There is a unique bi-linear map $\R_1^3\times\R_1^3\rar\R_1^3$, $(x,y)\mapsto x*y$ with the following properties:
  1. For all $x,y\in\R_1^3$: $y*x=-x*y$.
  2. $e_0*e_1=e_2$, $e_1*e_2=-e_0$, $e_2*e_0=e_1$.
1. Verify that for all $x,y\in\R_1^3$: $\la x,x*y\ra=\la y,x*y\ra=0$. Thus given any pair of vectors $(x,y)$ the vector $x*y$ is orthogonal to both $x$ and $y$. 2. For all $x\in\R_1^3$ the linear map $y\mapsto x*y$ is skew-symmetric on $\R_1^3$. It follows that $\o:(x,y,z)\mapsto\la x*y,z\ra$ is a volume-form on $\R_1^3$; show that $\o(e_0,e_1,e_2)=+1$, i.e. by lemma: $\o(x_0,x_1,x_2)=\det(e_j^*(x_k))$. 3. Verify Jacobi's identity: for all $x,y,z$: $x*(y*z)+y*(z*x)+z*(x*y)=0$.

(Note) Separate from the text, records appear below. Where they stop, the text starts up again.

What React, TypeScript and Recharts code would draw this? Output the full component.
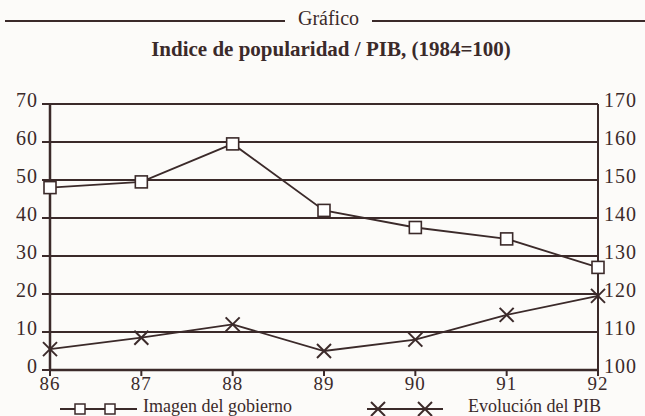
import React from "react";
import { LineChart, Line, XAxis, YAxis, CartesianGrid } from "recharts";

const years = ["86", "87", "88", "89", "90", "91", "92"];
const imagenGobierno = [48, 49.5, 59.5, 42, 37.5, 34.5, 27];
const evolucionPIB = [105.5, 108.5, 112, 105, 108, 114.5, 119.5];
const leftTicks = [0, 10, 20, 30, 40, 50, 60, 70];
const rightTicks = [100, 110, 120, 130, 140, 150, 160, 170];

const INK = "#3b2a2a";
const FONT = "'Liberation Serif', 'Times New Roman', serif";

const data = years.map((year, i) => ({
  year,
  imagen: imagenGobierno[i],
  pib: evolucionPIB[i],
}));

const SquareDot = ({ cx, cy }: any) => (
  <rect x={cx - 6} y={cy - 6} width={12} height={12} fill="#fff" stroke={INK} strokeWidth={1.6} />
);

const CrossDot = ({ cx, cy }: any) => (
  <g stroke={INK} strokeWidth={2}>
    <line x1={cx - 7} y1={cy - 7} x2={cx + 7} y2={cy + 7} />
    <line x1={cx - 7} y1={cy + 7} x2={cx + 7} y2={cy - 7} />
  </g>
);

const LeftTick = ({ x, y, payload }: any) => (
  <text x={x} y={y - 4} dy="0.35em" textAnchor="end" fontSize={20} letterSpacing={1} fill={INK} fontFamily={FONT}>
    {payload.value}
  </text>
);

const RightTick = ({ x, y, payload }: any) => (
  <text x={x} y={y - 4} dy="0.35em" textAnchor="start" fontSize={20} letterSpacing={1} fill={INK} fontFamily={FONT}>
    {payload.value}
  </text>
);

const BottomTick = ({ x, y, payload }: any) => (
  <text x={x} y={y} dy="0.71em" textAnchor="middle" fontSize={19} letterSpacing={1} fill={INK} fontFamily={FONT}>
    {payload.value}
  </text>
);

export default function App() {
  return (
    <div
      style={{
        position: "absolute",
        left: 0,
        top: 0,
        width: 645,
        height: 416,
        background: "#fcfbf9",
        fontFamily: FONT,
        color: INK,
        overflow: "hidden",
      }}
    >
      {/* header rule with "Gráfico" */}
      <div style={{ position: "absolute", left: 5, top: 20, width: 280, height: 2, background: INK }} />
      <div style={{ position: "absolute", left: 372, top: 20, width: 273, height: 2, background: INK }} />
      <div style={{ position: "absolute", left: 285, width: 87, top: 7, textAlign: "center", fontSize: 20 }}>
        Gráfico
      </div>
      <div
        style={{
          position: "absolute",
          left: 0,
          width: 662,
          top: 37,
          textAlign: "center",
          fontSize: 21,
          fontWeight: "bold",
        }}
      >
        Indice de popularidad / PIB, (1984=100)
      </div>

      <div style={{ position: "absolute", left: 0, top: 0 }}>
        <LineChart width={645} height={416} data={data} margin={{ top: 104, right: 5, bottom: 16, left: 10 }}>
          <CartesianGrid vertical={false} stroke={INK} strokeWidth={2} yAxisId="left" />
          <XAxis
            dataKey="year"
            scale="point"
            padding={{ left: 0, right: 0 }}
            height={30}
            tickSize={6}
            tickMargin={1}
            axisLine={{ stroke: INK, strokeWidth: 2.5 }}
            tickLine={{ stroke: INK, strokeWidth: 2 }}
            tick={<BottomTick />}
          />
          <YAxis
            yAxisId="left"
            domain={[0, 70]}
            ticks={leftTicks}
            width={40}
            tickSize={8}
            tickMargin={4}
            axisLine={{ stroke: INK, strokeWidth: 2.5 }}
            tickLine={{ stroke: INK, strokeWidth: 2 }}
            tick={<LeftTick />}
          />
          <YAxis
            yAxisId="right"
            orientation="right"
            domain={[100, 170]}
            ticks={rightTicks}
            width={42}
            tickSize={0}
            tickMargin={6}
            axisLine={{ stroke: INK, strokeWidth: 2 }}
            tickLine={false}
            tick={<RightTick />}
          />
          <Line
            yAxisId="left"
            dataKey="imagen"
            stroke={INK}
            strokeWidth={1.8}
            dot={(p: any) => <SquareDot key={`s${p.index}`} {...p} />}
            isAnimationActive={false}
          />
          <Line
            yAxisId="right"
            dataKey="pib"
            stroke={INK}
            strokeWidth={1.8}
            dot={(p: any) => <CrossDot key={`c${p.index}`} {...p} />}
            isAnimationActive={false}
          />
        </LineChart>
      </div>

      {/* legend */}
      <svg style={{ position: "absolute", left: 0, top: 376 }} width={645} height={40}>
        <line x1={60} y1={33} x2={137} y2={33} stroke={INK} strokeWidth={2} />
        <rect x={75} y={28} width={10} height={10} fill="#fff" stroke={INK} strokeWidth={1.5} />
        <rect x={105} y={28} width={10} height={10} fill="#fff" stroke={INK} strokeWidth={1.5} />
        <text x={143} y={36} fontSize={18} fill={INK} fontFamily={FONT}>
          Imagen del gobierno
        </text>
        <line x1={367} y1={33} x2={443} y2={33} stroke={INK} strokeWidth={2} />
        <g stroke={INK} strokeWidth={2}>
          <line x1={371} y1={26} x2={385} y2={40} />
          <line x1={371} y1={40} x2={385} y2={26} />
          <line x1={418} y1={26} x2={432} y2={40} />
          <line x1={418} y1={40} x2={432} y2={26} />
        </g>
        <text x={468} y={36} fontSize={18} fill={INK} fontFamily={FONT}>
          Evolución del PIB
        </text>
      </svg>
    </div>
  );
}
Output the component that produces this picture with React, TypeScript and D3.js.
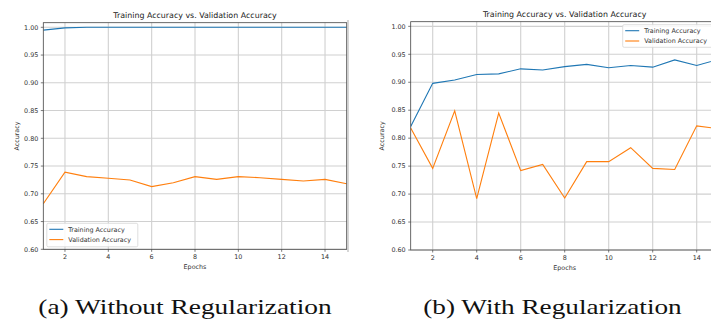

1. These conditions imply that for $x=\sum x_je_j$ and $y=\sum y_ke_k$: $$ x*y =-(x_1y_2-x_2y_1)e_0+(x_2y_0-x_0y_2)e_1+(x_0y_1-x_1y_0)e_2 $$ i.e. $(x,y)\mapsto x*y$ is unique. Moreover $$ \la x,x*y\ra =(x_0y_1-x_1y_0)x_2+(x_1y_2-x_2y_1)x_0+(x_2y_0-x_0y_2)x_1 =0 $$ and $\la y,x*y\ra=-\la y,y*x\ra=0$.
2. Put $Ay\colon=x*y$, then by 1. $\la y,Ay\ra=0$ ant therefore $$ 0 =\la y+z,A(y+z)\ra =\la y,Ay\ra+\la y,Az\ra+\la z,Ay\ra+\la z,Az\ra =\la y,Az\ra+\la z,Ay\ra $$ i.e. $A$ is skew-symmetric. Finally $\o(e_0,e_1,e_2)=\la e_0*e_1,e_2\ra=\la e_2,e_2\ra=+1$.
3. The $3$-linear map $\eta(x,y,z)\colon=x*(y*z)+y*(z*x)+z*(x*y)$ is alternating, e.g.: $$ \eta(y,x,z) =y*(x*z)+x*(z*y)+z*(y*x) =-y*(z*x)-x*(y*z)-z*(x*y) =-\eta(x,y,z) $$ and analoguesly $\eta(x,z,y)=\eta(z,y,x)=-\eta(x,y,z)$. Finally $$ \eta(e_0,e_1,e_2) =e_0*(-e_0)+e_1*e_1+e_2*e_2 =0 $$ i.e. $\eta=0$.